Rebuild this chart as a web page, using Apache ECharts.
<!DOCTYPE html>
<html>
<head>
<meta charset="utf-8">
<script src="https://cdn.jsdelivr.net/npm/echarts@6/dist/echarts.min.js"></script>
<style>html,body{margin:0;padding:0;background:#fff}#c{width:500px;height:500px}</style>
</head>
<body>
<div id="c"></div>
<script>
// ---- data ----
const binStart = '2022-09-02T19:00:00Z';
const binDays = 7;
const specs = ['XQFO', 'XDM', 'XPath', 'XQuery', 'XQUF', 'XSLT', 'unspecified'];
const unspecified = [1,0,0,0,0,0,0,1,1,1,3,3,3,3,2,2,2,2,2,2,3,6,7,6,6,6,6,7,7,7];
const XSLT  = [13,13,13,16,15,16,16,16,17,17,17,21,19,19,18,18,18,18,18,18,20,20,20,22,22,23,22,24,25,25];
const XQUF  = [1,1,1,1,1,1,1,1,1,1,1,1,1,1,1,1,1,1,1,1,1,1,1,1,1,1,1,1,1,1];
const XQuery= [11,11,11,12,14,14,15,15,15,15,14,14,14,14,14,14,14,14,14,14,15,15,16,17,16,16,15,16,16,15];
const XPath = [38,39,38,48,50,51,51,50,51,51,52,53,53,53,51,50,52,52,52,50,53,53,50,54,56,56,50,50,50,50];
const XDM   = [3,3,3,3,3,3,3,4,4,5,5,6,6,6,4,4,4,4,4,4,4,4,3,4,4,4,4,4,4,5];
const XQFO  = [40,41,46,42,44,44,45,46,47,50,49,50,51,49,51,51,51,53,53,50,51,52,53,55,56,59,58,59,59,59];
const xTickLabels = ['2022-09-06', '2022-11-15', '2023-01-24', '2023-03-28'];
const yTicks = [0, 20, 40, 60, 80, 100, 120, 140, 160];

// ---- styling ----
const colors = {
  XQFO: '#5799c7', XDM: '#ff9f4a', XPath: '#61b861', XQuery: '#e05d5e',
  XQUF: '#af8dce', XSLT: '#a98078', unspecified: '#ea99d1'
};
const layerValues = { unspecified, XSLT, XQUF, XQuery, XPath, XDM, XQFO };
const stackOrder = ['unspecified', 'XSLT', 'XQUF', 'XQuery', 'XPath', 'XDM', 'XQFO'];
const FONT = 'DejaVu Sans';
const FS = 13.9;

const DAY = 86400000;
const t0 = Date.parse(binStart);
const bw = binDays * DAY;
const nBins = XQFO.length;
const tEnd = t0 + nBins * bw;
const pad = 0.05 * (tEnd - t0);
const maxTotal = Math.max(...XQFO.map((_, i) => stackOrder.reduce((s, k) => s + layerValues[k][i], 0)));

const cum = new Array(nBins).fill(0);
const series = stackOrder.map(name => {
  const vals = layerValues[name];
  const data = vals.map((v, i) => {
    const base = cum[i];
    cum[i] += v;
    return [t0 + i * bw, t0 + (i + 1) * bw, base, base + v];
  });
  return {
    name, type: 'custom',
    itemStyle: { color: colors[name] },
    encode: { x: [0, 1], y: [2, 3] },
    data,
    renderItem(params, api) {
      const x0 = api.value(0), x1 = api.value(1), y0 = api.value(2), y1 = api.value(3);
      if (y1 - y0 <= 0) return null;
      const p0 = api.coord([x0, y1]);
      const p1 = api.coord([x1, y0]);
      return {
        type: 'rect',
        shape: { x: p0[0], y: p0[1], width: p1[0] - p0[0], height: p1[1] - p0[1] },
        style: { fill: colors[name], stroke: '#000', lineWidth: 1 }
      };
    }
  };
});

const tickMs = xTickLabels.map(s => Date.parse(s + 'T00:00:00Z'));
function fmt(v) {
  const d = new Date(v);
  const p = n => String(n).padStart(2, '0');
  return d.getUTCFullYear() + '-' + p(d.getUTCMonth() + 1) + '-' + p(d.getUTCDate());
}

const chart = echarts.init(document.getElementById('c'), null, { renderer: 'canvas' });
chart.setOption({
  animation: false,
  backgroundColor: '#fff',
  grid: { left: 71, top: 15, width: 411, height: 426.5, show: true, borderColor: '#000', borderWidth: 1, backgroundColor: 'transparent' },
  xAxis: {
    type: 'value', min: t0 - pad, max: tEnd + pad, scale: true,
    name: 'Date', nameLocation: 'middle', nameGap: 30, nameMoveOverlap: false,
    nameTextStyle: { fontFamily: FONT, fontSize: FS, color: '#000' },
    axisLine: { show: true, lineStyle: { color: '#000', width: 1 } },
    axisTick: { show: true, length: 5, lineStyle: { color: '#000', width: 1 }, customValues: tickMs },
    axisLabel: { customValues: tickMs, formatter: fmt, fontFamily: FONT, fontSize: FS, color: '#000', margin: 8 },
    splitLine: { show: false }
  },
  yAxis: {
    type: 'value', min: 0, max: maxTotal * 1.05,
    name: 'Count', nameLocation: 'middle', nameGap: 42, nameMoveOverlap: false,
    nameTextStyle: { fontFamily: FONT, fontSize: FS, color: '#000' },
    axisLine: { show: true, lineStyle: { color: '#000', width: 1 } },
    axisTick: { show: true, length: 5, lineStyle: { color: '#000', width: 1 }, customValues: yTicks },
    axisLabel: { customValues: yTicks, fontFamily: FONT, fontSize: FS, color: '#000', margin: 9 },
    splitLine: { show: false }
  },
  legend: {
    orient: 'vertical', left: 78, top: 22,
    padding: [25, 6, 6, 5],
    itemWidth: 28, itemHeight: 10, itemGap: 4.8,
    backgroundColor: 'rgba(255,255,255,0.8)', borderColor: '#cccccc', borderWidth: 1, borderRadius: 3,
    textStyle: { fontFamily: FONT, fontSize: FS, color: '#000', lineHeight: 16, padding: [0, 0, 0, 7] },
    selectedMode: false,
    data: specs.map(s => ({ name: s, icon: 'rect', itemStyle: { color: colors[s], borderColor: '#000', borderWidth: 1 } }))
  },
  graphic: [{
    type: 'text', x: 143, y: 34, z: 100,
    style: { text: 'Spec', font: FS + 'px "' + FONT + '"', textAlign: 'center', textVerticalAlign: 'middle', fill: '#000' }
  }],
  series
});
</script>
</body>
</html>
---
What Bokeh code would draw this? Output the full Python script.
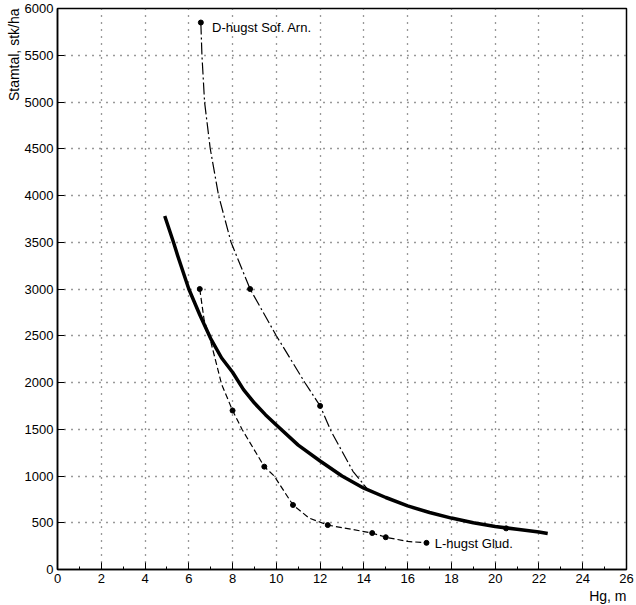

Required work — Print, from the entries above, the line with "Rebuild this chart", the line with "const FS = 13.9;" and all lines between them, exactly and with nothing else.

Result of the task —
Rebuild this chart as a web page, using Apache ECharts.
<!DOCTYPE html>
<html>
<head>
<meta charset="utf-8">
<script src="https://cdn.jsdelivr.net/npm/echarts@6/dist/echarts.min.js"></script>
<style>html,body{margin:0;padding:0;background:#fff}#c{width:500px;height:500px}</style>
</head>
<body>
<div id="c"></div>
<script>
// ---- data ----
const binStart = '2022-09-02T19:00:00Z';
const binDays = 7;
const specs = ['XQFO', 'XDM', 'XPath', 'XQuery', 'XQUF', 'XSLT', 'unspecified'];
const unspecified = [1,0,0,0,0,0,0,1,1,1,3,3,3,3,2,2,2,2,2,2,3,6,7,6,6,6,6,7,7,7];
const XSLT  = [13,13,13,16,15,16,16,16,17,17,17,21,19,19,18,18,18,18,18,18,20,20,20,22,22,23,22,24,25,25];
const XQUF  = [1,1,1,1,1,1,1,1,1,1,1,1,1,1,1,1,1,1,1,1,1,1,1,1,1,1,1,1,1,1];
const XQuery= [11,11,11,12,14,14,15,15,15,15,14,14,14,14,14,14,14,14,14,14,15,15,16,17,16,16,15,16,16,15];
const XPath = [38,39,38,48,50,51,51,50,51,51,52,53,53,53,51,50,52,52,52,50,53,53,50,54,56,56,50,50,50,50];
const XDM   = [3,3,3,3,3,3,3,4,4,5,5,6,6,6,4,4,4,4,4,4,4,4,3,4,4,4,4,4,4,5];
const XQFO  = [40,41,46,42,44,44,45,46,47,50,49,50,51,49,51,51,51,53,53,50,51,52,53,55,56,59,58,59,59,59];
const xTickLabels = ['2022-09-06', '2022-11-15', '2023-01-24', '2023-03-28'];
const yTicks = [0, 20, 40, 60, 80, 100, 120, 140, 160];

// ---- styling ----
const colors = {
  XQFO: '#5799c7', XDM: '#ff9f4a', XPath: '#61b861', XQuery: '#e05d5e',
  XQUF: '#af8dce', XSLT: '#a98078', unspecified: '#ea99d1'
};
const layerValues = { unspecified, XSLT, XQUF, XQuery, XPath, XDM, XQFO };
const stackOrder = ['unspecified', 'XSLT', 'XQUF', 'XQuery', 'XPath', 'XDM', 'XQFO'];
const FONT = 'DejaVu Sans';
const FS = 13.9;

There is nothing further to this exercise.